In the aftermath of The Signing, as rosters became finalized upon smaller deals and maneuvers, season predictions and forecasts have come out as they customarily do around this time of the year. Some of these, upon the basis of advanced data, have had the Rockets amassing lofty win totals, some even projecting victory levels into the mid-60′s, if predicated upon the premise of an Orlando Dwight. While I don’t think the team is ready to reach those heights, it’s astonishing to consider that the sentiment doesn’t seem so far-fetched. The Rockets managed to add the game’s second most dominant player of the last half-decade while essentially losing nothing. And it could be argued that the sole sacrificial lamb, Carlos Delfino, was actually replaced by a player of greater value in Francisco Garcia. (Recall that Garcia hadn’t broken into the rotation until Delfino became injured, essentially replacing him. Until the playoffs, they hadn’t played together regularly.)

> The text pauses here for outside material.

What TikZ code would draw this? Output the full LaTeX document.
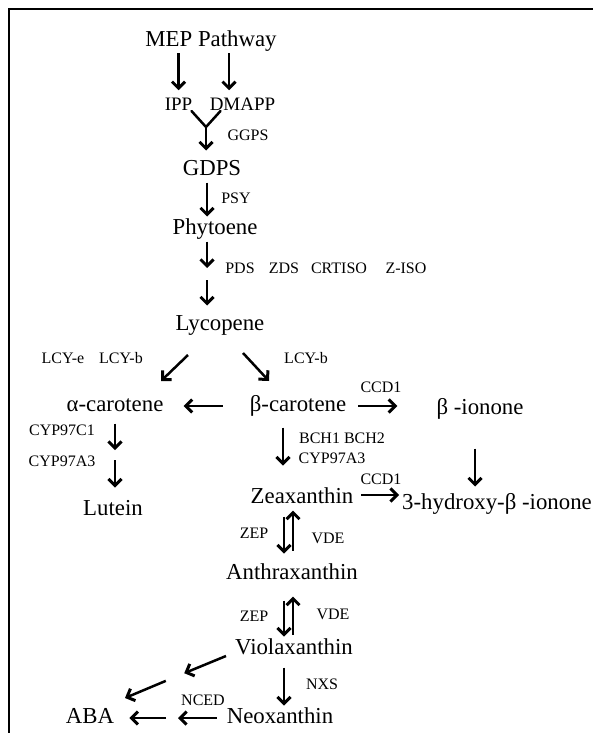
\documentclass[tikz,border=0pt]{standalone}
\usepackage{fontspec}
\setmainfont{Liberation Serif}
\usetikzlibrary{positioning, arrows.meta}

\begin{document}
\begin{tikzpicture}[x=1pt, y=-1pt,
        chem/.style={inner sep=2pt, font=\fontsize{22.8}{27}\selectfont, text height=16pt, text depth=4.6pt},
        prec/.style={chem, font=\fontsize{19}{23}\selectfont, text height=13.3pt, text depth=3.8pt},
        enz/.style={inner sep=1pt, font=\fontsize{16}{19}\selectfont},
        arrow/.style={-{Straight Barb[length=6.5pt, width=13pt, line width=3pt]}, line width=2.5pt},
        plain/.style={line width=2.5pt, line cap=round}
    ]
    \useasboundingbox (0,0) rectangle (593,733);
    \draw[line width=1.8pt] (9,733) -- (9,9) -- (593,9);

    \node[chem] (mep) at (211,41) {MEP Pathway};
    \node[prec] (ipp) at (178.5,106) {IPP};
    \node[prec] (dmapp) at (242.5,106) {DMAPP};
    \node[chem] (gdps) at (212,170) {GDPS};
    \node[chem] (phyt) at (215,229) {Phytoene};
    \node[chem] (lyco) at (220,325) {Lycopene};
    \node[chem] (acar) at (115,406) {α-carotene};
    \node[chem] (bcar) at (298,406) {β-carotene};
    \node[chem] (bion) at (480,409) {β -ionone};
    \node[chem] (lut) at (113,510) {Lutein};
    \node[chem] (zea) at (302,498) {Zeaxanthin};
    \node[chem] (hbion) at (497,504) {3-hydroxy-β -ionone};
    \node[chem] (anth) at (292,574) {Anthraxanthin};
    \node[chem] (viol) at (294,649) {Violaxanthin};
    \node[chem] (neox) at (280,718) {Neoxanthin};
    \node[chem] (aba) at (90,718) {ABA};

    \node[enz] (ggps) at (248,135) {GGPS};
    \node[enz] (psy) at (236,198) {PSY};
    \node[enz] (pds) at (240,268) {PDS};
    \node[enz] (zds) at (284,268) {ZDS};
    \node[enz] (crtiso) at (339,268) {CRTISO};
    \node[enz] (ziso) at (406,268) {Z-ISO};
    \node[enz] (lcye) at (63,358) {LCY-e};
    \node[enz] (lcyb) at (121,358) {LCY-b};
    \node[enz] (lcybb) at (306,358) {LCY-b};
    \node[enz] (ccda) at (381,387) {CCD1};
    \node[enz] (cypc) at (62,430) {CYP97C1};
    \node[enz] (cypa) at (62,461) {CYP97A3};
    \node[enz] (bch) at (342,438) {BCH1 BCH2};
    \node[enz] (cypab) at (332,458) {CYP97A3};
    \node[enz] (ccdb) at (381,479) {CCD1};
    \node[enz] (zepa) at (254,533) {ZEP};
    \node[enz] (vdea) at (328,538) {VDE};
    \node[enz] (zepb) at (254,616) {ZEP};
    \node[enz] (vdeb) at (333,614) {VDE};
    \node[enz] (nxs) at (322,684) {NXS};
    \node[enz] (nced) at (203,700) {NCED};

    \coordinate (join) at (206,127);
    \coordinate (pmid) at (207,274);
    \coordinate (amid) at (115,455);
    \coordinate (vmid) at (175,677);
    \coordinate (nmid) at (172,718);

    \draw[arrow, shorten >=5pt] (mep.south -| ipp) -- (ipp.north);
    \draw[arrow, shorten >=5pt] ([xshift=18pt]mep.south) -- ([xshift=18pt]mep.south |- dmapp.north);
    \draw[plain] ([xshift=13pt, yshift=-5pt]ipp.center) -- (join) -- ([xshift=-22pt, yshift=-5pt]dmapp.center);
    \draw[arrow, shorten >=7pt] (join) -- (join |- gdps.north);
    \draw[arrow] ([xshift=-5pt]gdps.south) -- ([xshift=-5pt]gdps.south |- phyt.north);
    \draw[arrow, shorten >=6pt] (phyt.south -| pmid) -- (pmid);
    \draw[arrow, shorten <=6pt, shorten >=7pt] (pmid) -- (pmid |- lyco.north);
    \draw[arrow] ([xshift=-32pt, yshift=-30pt]lyco.center) -- ([xshift=46pt, yshift=25pt]acar.center);
    \draw[arrow] ([xshift=23pt, yshift=-28pt]lyco.center) -- ([xshift=-29pt, yshift=25pt]bcar.center);
    \draw[arrow, shorten <=25pt, shorten >=18pt] (bcar.west) -- (bcar.west -| acar.east);
    \draw[arrow, shorten <=10pt, shorten >=37pt] (bcar.east) -- (bcar.east -| bion.west);
    \draw[arrow, shorten <=5pt, shorten >=5pt] (acar.south -| amid) -- (amid);
    \draw[arrow, shorten <=5pt, shorten >=10pt] (amid) -- (amid |- lut.north);
    \draw[arrow, shorten <=9pt, shorten >=20pt] ([xshift=-15pt]bcar.south) -- ([xshift=-15pt]bcar.south |- zea.north);
    \draw[arrow, shorten <=27pt, shorten >=5pt] ([xshift=-5pt]bion.south) -- ([xshift=-5pt]bion.south |- hbion.north);
    \draw[arrow, shorten <=6pt, shorten >=1pt] ([yshift=3pt]zea.east) -- ([yshift=3pt]zea.east -| hbion.west);
    \draw[arrow, shorten <=6pt, shorten >=8pt] ([xshift=-8pt]anth.north |- zea.south) -- ([xshift=-8pt]anth.north);
    \draw[arrow, shorten <=11pt] ([xshift=1pt]anth.north) -- ([xshift=1pt]anth.north |- zea.south);
    \draw[arrow, shorten <=14pt] ([xshift=-8pt]anth.south) -- ([xshift=-8pt]anth.south |- viol.north);
    \draw[arrow, shorten <=2pt, shorten >=10pt] ([xshift=1pt]anth.south |- viol.north) -- ([xshift=1pt]anth.south);
    \draw[arrow, shorten >=10pt] ([xshift=-68pt, yshift=-7pt]viol.center) -- (vmid);
    \draw[arrow, shorten <=10pt] (vmid) -- ([xshift=35pt, yshift=20pt]aba.center);
    \draw[arrow, shorten <=6pt] ([xshift=-10pt]viol.south) -- ([xshift=-10pt]viol.south |- neox.north);
    \draw[arrow, shorten <=8pt, shorten >=6pt] (neox.west) -- (nmid);
    \draw[arrow, shorten <=6pt, shorten >=13pt] (nmid) -- (aba.east);
\end{tikzpicture}
\end{document}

But where I think the greatest potential lies, aside from full health for Howard, is in the issue of Omer Asik, both for now and in the long-term. In my opinion, the team’s greatest peak–greater than even the impact of any trade–would come in the form of finding a way to keep Dwight Howard and Omer Asik together on the floor for a sizable chunk during the game. Why? Because that would allow the team justification to hold onto Asik.
My contention, with which I think most people would agree, is that unless he can be given close to 30 minutes per game, Asik either probably should be or will be dealt. This is because it is difficult envisioning the Turk sticking around past the expiration of his current contract to retain a limited role – Morey would likely deal him preemptively to realize his value.

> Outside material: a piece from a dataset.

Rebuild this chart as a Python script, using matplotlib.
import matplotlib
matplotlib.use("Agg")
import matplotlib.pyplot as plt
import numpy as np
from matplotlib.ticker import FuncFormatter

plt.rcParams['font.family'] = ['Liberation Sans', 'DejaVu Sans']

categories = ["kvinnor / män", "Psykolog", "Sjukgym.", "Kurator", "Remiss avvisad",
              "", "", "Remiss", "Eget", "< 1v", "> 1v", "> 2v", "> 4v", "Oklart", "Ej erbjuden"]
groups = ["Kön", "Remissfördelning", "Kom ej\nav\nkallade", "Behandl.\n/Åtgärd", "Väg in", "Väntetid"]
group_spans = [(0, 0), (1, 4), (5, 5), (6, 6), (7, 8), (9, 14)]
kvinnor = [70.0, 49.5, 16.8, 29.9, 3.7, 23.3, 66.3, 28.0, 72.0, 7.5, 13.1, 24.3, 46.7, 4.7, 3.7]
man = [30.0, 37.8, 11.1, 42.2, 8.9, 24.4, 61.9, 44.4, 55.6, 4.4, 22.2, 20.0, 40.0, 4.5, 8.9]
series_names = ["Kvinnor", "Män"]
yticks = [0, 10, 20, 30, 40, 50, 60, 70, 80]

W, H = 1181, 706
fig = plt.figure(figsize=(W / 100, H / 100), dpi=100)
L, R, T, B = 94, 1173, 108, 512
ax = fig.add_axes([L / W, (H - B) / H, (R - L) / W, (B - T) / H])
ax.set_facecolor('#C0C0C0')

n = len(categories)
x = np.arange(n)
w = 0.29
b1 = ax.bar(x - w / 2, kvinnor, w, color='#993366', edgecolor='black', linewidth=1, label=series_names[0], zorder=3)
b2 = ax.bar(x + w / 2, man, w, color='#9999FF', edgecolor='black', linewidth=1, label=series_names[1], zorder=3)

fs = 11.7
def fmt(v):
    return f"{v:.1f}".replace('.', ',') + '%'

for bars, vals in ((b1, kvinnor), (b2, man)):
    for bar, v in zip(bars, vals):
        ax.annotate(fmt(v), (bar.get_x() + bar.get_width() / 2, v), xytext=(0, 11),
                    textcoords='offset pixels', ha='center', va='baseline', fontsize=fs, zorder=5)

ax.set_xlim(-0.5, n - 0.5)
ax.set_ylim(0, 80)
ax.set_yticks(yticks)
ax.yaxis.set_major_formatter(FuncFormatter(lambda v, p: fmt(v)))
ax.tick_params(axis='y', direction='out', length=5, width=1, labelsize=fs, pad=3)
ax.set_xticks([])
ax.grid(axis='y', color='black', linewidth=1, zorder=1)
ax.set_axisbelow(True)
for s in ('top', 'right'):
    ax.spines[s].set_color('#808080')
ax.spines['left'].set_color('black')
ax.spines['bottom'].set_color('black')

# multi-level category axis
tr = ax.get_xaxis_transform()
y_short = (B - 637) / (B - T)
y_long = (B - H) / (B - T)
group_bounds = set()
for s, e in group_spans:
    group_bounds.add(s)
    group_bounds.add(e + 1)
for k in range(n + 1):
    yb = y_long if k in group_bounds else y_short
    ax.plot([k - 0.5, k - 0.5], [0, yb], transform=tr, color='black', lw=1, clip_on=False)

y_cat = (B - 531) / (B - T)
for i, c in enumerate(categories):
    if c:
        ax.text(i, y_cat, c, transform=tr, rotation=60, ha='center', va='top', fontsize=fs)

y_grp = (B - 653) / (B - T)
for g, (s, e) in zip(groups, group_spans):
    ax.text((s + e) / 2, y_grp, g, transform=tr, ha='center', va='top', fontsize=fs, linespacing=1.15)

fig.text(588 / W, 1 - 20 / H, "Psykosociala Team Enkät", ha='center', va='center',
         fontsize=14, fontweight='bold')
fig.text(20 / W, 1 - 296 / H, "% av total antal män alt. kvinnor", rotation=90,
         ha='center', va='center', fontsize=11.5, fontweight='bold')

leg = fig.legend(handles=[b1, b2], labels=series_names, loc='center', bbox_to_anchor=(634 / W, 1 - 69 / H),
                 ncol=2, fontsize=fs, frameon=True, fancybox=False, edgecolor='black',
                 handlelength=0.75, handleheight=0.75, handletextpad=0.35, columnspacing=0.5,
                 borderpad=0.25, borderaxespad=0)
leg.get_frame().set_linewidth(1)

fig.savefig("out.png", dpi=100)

What makes Asik so valuable? Because, with Howard, he allows the team to field a top 10 defense on court, at all times, for the full 48. This point has been beaten to death. But it is my contention that maintaining this 48 minute top 10 defense would be far more impactful than the marginal benefits realized from upgrading the power forward position (via a trade of Asik). Already having a top offense, it is my belief that the Rockets have reached a diminished returns threshold on that end of the court whereby, yes, they have room to improve, but costs invested towards that improvement would be grossly asymmetrical to the end output. To put it simply, when you have the league’s 6th best offense, but also have other weaknesses, you get the most bang for your buck addressing the weaknesses instead.

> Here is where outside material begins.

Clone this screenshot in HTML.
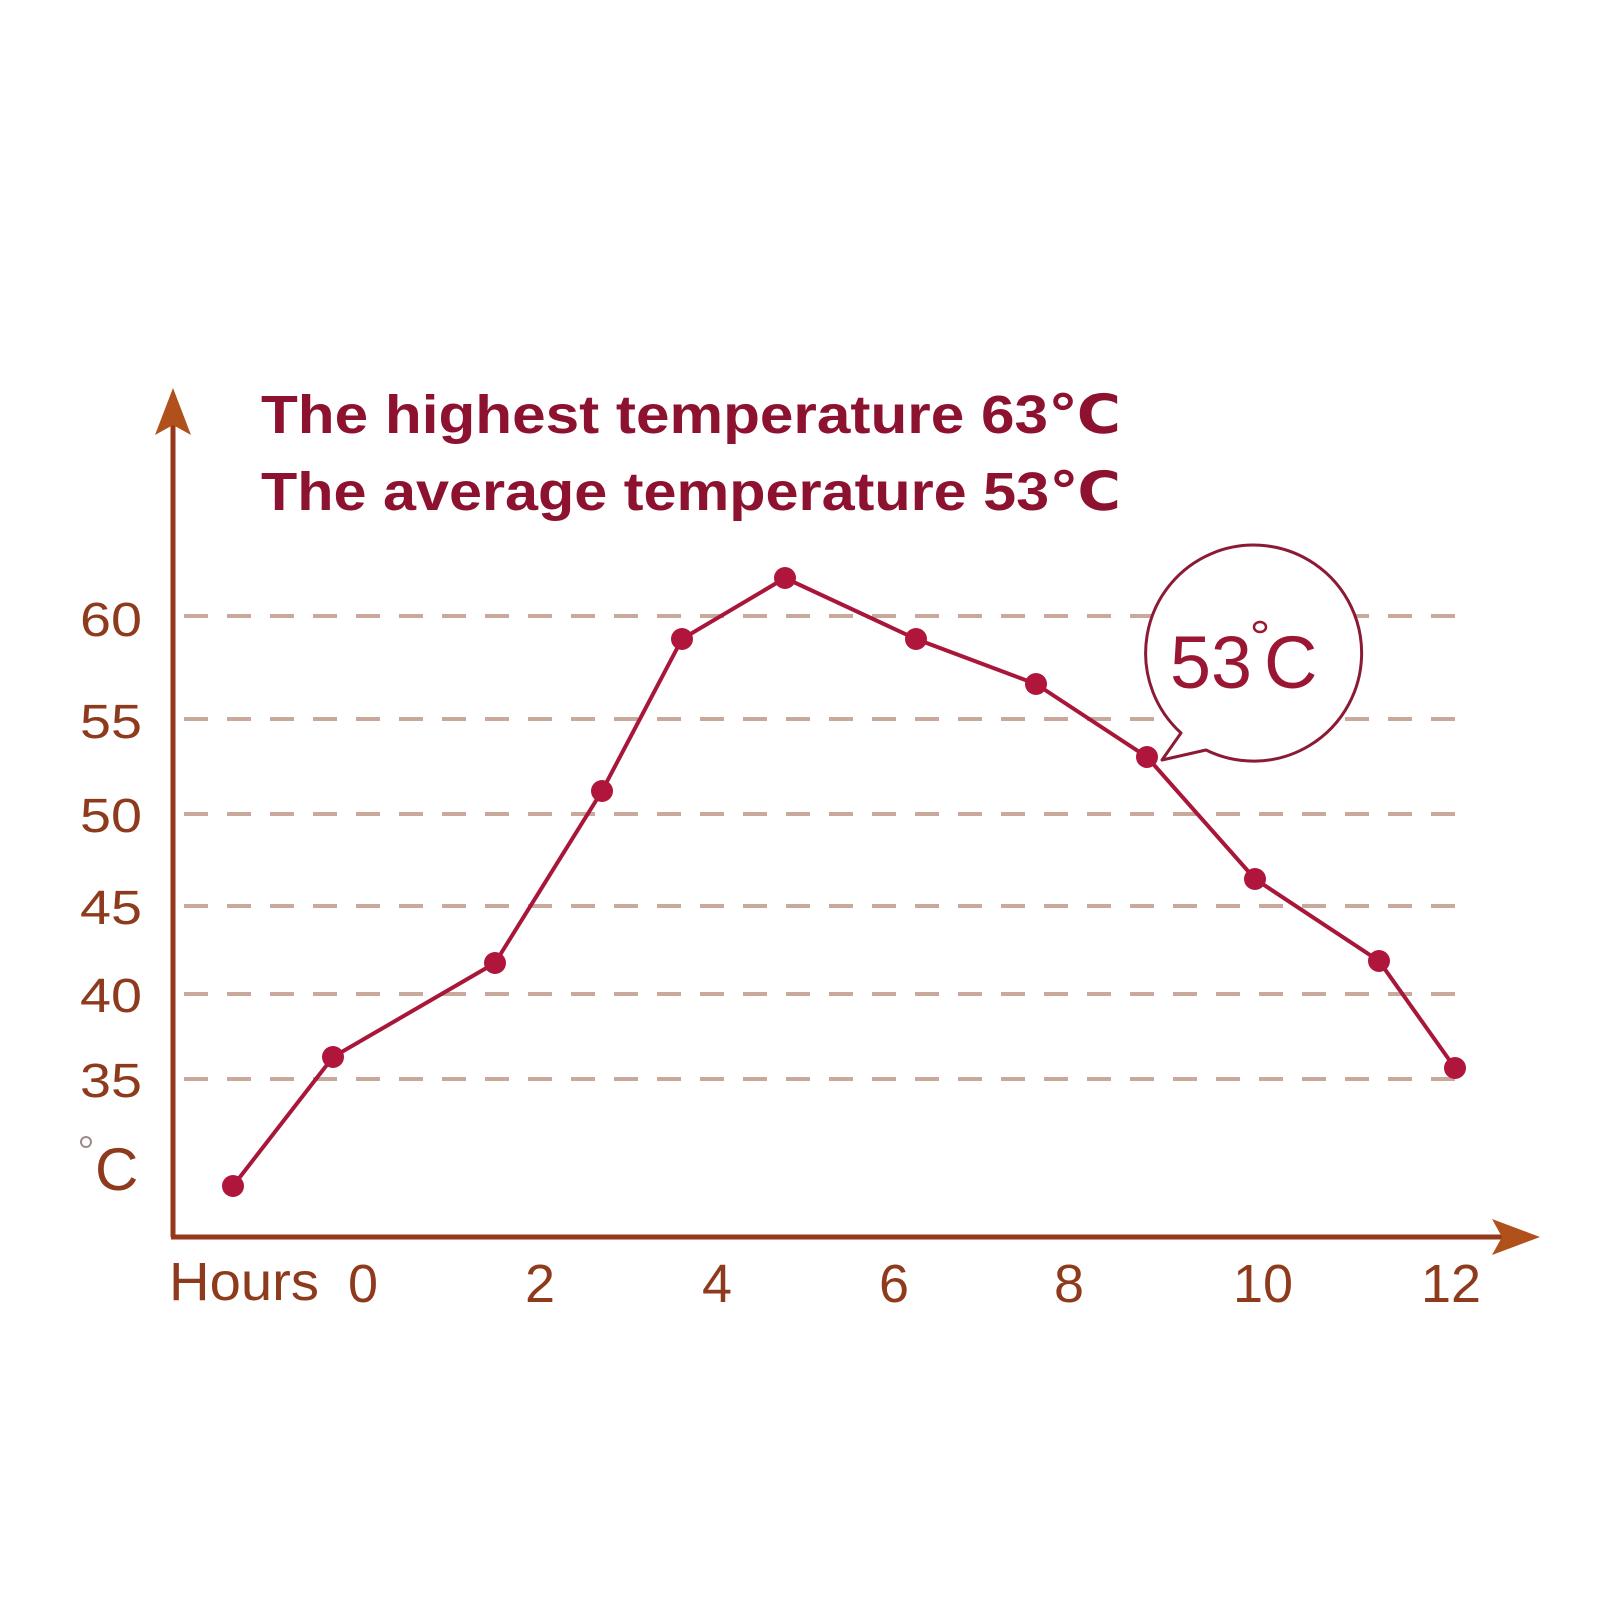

One nonconventional idea popularized by the advanced stats movement is the belief that no time frame during a game holds inherently superior value than any other. (This, starkly in contrast to the mainstream fetishization of “clutch time” performance.) Indeed, Daryl Morey once famously said that “good teams don’t win close ballgames – they avoid them.” To that end, while a ‘spread 4′ would help, it can be argued that of greater import is the the fifteen or so minutes that Dwight Howard is not on the floor.
Many have clamored for Blazers forward LaMarcus Aldridge. While Aldridge has his strengths, I’m almost certain that the Rockets would not pay max dollars, on this team, for a player who takes the most inefficient shots in the entire league (and only shoots 41% from that distance while doing it.) The spacing Aldridge would provide would be a boon, but the team could find cheaper options to replicate much of the same effect. Asik’s defense during the ‘Dwightless-15′ is of greater value.
Finding a solution to Howard-Asik coexistence isn’t about the merits of that time spent together. It’s about making that shared court experience palatable enough for the offense to where its use can be continued; because that shared court time is the key to a justification of keeping Asik.
How might Kevin McHale make it work? Writing in Grantland, Brett Koremenos discussed possibilities, drawing analogy from Greg Smith’s time at power forward. As Koremenos outlines, there will be extreme challenges, namely Howard’s willingness to do what is needed. But it should at least be explored.
In the end, I do think Asik will eventually be dealt as the challenges of pairing the two 7 footers will prove too much to overcome. That’s a shame. But in the coming weeks, during camp, figuring out how to make it work should be one of Kevin McHale’s greatest priorities. Having 48 minutes of top 10 defense would likely do more for this team in the standings than any other factor.